## Set exercise:
Everything from the first line down to the line containing "390, 580, 730]" is to be retyped exactly, both ends included, with pictures left out.

------------------------------------------------------------

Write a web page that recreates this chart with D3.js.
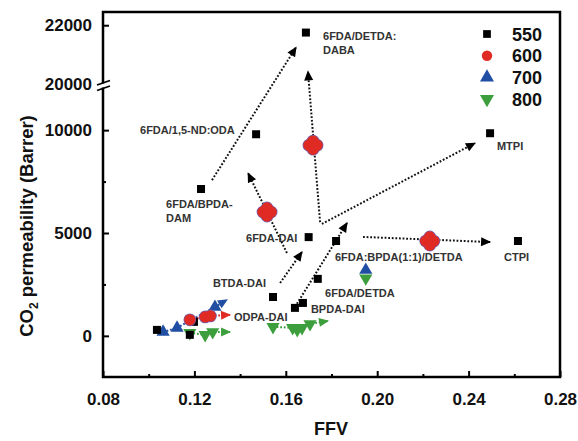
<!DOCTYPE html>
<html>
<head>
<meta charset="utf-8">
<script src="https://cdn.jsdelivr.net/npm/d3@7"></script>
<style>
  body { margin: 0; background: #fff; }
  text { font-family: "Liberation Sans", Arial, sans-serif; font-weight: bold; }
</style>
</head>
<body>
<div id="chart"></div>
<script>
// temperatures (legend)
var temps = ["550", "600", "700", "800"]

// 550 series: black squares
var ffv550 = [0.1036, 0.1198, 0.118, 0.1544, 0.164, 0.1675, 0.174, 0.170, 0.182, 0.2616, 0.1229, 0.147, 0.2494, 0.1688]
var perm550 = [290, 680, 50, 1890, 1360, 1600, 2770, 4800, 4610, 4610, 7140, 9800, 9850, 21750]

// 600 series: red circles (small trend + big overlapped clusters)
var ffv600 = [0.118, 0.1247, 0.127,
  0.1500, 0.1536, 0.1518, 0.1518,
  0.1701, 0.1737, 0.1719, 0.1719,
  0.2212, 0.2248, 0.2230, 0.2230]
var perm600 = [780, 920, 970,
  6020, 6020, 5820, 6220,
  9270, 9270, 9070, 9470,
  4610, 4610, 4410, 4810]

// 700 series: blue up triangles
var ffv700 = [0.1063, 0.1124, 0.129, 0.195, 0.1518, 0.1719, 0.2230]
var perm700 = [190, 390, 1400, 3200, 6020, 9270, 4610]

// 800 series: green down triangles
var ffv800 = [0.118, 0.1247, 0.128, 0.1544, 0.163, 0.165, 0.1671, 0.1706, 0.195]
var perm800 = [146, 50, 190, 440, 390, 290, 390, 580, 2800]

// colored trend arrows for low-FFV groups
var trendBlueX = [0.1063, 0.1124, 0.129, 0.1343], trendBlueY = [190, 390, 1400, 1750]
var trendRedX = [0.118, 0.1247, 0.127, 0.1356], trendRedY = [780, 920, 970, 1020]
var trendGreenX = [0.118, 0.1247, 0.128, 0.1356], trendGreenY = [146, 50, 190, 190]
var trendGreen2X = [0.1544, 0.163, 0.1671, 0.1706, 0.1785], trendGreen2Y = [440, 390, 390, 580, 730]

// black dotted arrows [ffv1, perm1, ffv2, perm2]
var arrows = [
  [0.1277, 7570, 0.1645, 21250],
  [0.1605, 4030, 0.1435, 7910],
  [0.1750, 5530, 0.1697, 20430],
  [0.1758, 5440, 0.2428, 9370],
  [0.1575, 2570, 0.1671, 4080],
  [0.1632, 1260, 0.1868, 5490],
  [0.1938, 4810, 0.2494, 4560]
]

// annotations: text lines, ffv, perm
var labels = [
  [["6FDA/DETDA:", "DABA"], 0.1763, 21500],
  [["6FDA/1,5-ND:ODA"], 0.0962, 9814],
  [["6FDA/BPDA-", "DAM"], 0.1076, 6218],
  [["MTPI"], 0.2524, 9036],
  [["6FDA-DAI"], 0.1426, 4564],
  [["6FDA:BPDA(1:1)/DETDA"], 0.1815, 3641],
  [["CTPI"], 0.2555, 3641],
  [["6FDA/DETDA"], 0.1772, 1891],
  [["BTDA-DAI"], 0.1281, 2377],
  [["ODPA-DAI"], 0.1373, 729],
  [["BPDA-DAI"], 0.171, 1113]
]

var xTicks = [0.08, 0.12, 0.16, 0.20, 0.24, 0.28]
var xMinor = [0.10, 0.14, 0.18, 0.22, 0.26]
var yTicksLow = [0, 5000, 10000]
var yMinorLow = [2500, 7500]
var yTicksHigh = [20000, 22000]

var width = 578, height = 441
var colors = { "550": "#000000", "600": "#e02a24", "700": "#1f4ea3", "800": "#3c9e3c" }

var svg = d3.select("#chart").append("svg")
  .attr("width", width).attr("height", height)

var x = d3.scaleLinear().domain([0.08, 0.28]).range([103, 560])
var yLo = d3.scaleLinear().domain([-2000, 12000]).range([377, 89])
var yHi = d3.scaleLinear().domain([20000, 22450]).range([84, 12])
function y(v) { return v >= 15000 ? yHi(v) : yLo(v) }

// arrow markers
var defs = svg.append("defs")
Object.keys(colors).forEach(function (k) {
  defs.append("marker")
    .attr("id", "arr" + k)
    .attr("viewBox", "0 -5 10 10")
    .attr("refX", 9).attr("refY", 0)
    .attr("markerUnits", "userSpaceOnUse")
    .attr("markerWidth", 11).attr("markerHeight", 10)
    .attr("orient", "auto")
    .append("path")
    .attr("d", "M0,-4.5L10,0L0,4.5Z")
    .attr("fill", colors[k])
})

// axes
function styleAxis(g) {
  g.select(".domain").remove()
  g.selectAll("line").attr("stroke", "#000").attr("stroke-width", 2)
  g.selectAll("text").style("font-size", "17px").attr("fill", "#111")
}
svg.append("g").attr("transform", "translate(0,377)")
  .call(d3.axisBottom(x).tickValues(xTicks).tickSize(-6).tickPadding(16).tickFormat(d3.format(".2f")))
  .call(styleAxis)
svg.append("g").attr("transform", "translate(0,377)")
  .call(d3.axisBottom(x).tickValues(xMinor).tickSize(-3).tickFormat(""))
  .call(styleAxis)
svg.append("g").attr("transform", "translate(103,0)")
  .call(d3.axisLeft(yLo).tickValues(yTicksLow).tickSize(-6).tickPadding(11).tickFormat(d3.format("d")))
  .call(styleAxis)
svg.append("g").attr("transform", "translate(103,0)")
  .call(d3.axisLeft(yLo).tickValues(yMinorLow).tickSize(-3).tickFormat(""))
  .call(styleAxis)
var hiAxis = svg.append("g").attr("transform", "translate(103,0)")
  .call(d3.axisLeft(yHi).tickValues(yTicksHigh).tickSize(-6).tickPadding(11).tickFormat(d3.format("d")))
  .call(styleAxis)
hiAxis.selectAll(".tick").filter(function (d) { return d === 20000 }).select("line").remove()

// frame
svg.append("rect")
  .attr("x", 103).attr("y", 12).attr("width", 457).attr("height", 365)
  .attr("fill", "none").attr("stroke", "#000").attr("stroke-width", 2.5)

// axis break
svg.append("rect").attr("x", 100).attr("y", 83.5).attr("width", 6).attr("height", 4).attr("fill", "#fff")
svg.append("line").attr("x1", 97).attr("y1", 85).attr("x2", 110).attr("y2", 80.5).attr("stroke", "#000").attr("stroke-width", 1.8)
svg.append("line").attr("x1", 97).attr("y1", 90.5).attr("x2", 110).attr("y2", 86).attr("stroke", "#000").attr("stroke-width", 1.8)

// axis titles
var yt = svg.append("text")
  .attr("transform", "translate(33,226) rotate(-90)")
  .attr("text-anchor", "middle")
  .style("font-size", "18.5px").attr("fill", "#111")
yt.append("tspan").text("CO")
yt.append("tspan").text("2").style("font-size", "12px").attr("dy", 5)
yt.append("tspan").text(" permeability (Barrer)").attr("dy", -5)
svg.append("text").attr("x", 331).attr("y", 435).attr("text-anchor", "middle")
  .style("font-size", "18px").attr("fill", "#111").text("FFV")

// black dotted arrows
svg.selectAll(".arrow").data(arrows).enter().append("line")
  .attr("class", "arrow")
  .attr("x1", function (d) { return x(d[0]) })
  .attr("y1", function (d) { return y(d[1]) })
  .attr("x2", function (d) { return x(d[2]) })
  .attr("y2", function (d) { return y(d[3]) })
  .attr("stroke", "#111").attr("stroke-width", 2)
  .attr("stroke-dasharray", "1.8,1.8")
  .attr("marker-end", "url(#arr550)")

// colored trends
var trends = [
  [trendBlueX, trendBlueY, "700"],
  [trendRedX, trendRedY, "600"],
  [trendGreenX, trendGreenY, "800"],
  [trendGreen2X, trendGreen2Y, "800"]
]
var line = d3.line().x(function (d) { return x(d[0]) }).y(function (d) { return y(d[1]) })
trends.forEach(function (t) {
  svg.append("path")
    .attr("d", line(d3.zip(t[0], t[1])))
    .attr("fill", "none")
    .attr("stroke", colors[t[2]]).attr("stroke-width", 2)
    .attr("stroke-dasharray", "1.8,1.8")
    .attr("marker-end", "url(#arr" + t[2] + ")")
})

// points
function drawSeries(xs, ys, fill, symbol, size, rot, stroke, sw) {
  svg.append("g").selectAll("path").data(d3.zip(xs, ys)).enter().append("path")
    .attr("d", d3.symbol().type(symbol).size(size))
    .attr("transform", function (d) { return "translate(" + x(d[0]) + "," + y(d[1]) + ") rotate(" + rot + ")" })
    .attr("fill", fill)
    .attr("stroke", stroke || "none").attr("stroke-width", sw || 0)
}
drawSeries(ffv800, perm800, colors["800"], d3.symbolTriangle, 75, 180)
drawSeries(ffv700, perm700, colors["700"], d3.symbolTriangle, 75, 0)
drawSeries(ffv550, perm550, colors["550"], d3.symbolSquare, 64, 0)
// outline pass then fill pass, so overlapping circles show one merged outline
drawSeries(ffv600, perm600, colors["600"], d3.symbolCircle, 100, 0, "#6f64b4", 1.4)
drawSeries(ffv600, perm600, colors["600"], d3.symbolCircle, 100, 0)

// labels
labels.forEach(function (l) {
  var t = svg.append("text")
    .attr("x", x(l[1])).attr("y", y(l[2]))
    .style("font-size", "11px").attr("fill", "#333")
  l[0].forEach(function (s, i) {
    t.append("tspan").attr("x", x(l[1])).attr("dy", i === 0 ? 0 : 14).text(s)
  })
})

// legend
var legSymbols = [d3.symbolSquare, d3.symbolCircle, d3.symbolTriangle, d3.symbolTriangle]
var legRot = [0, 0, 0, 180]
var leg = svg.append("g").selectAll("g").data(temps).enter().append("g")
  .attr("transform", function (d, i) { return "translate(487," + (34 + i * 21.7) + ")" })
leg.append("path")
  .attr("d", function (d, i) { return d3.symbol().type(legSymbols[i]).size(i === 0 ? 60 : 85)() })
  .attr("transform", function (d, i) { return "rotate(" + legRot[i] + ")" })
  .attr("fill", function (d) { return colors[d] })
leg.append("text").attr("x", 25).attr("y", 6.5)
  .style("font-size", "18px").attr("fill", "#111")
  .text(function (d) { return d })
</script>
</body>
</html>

------------------------------------------------------------

## Full answer:
Write a web page that recreates this chart with D3.js.
<!DOCTYPE html>
<html>
<head>
<meta charset="utf-8">
<script src="https://cdn.jsdelivr.net/npm/d3@7"></script>
<style>
  body { margin: 0; background: #fff; }
  text { font-family: "Liberation Sans", Arial, sans-serif; font-weight: bold; }
</style>
</head>
<body>
<div id="chart"></div>
<script>
// temperatures (legend)
var temps = ["550", "600", "700", "800"]

// 550 series: black squares
var ffv550 = [0.1036, 0.1198, 0.118, 0.1544, 0.164, 0.1675, 0.174, 0.170, 0.182, 0.2616, 0.1229, 0.147, 0.2494, 0.1688]
var perm550 = [290, 680, 50, 1890, 1360, 1600, 2770, 4800, 4610, 4610, 7140, 9800, 9850, 21750]

// 600 series: red circles (small trend + big overlapped clusters)
var ffv600 = [0.118, 0.1247, 0.127,
  0.1500, 0.1536, 0.1518, 0.1518,
  0.1701, 0.1737, 0.1719, 0.1719,
  0.2212, 0.2248, 0.2230, 0.2230]
var perm600 = [780, 920, 970,
  6020, 6020, 5820, 6220,
  9270, 9270, 9070, 9470,
  4610, 4610, 4410, 4810]

// 700 series: blue up triangles
var ffv700 = [0.1063, 0.1124, 0.129, 0.195, 0.1518, 0.1719, 0.2230]
var perm700 = [190, 390, 1400, 3200, 6020, 9270, 4610]

// 800 series: green down triangles
var ffv800 = [0.118, 0.1247, 0.128, 0.1544, 0.163, 0.165, 0.1671, 0.1706, 0.195]
var perm800 = [146, 50, 190, 440, 390, 290, 390, 580, 2800]

// colored trend arrows for low-FFV groups
var trendBlueX = [0.1063, 0.1124, 0.129, 0.1343], trendBlueY = [190, 390, 1400, 1750]
var trendRedX = [0.118, 0.1247, 0.127, 0.1356], trendRedY = [780, 920, 970, 1020]
var trendGreenX = [0.118, 0.1247, 0.128, 0.1356], trendGreenY = [146, 50, 190, 190]
var trendGreen2X = [0.1544, 0.163, 0.1671, 0.1706, 0.1785], trendGreen2Y = [440, 390, 390, 580, 730]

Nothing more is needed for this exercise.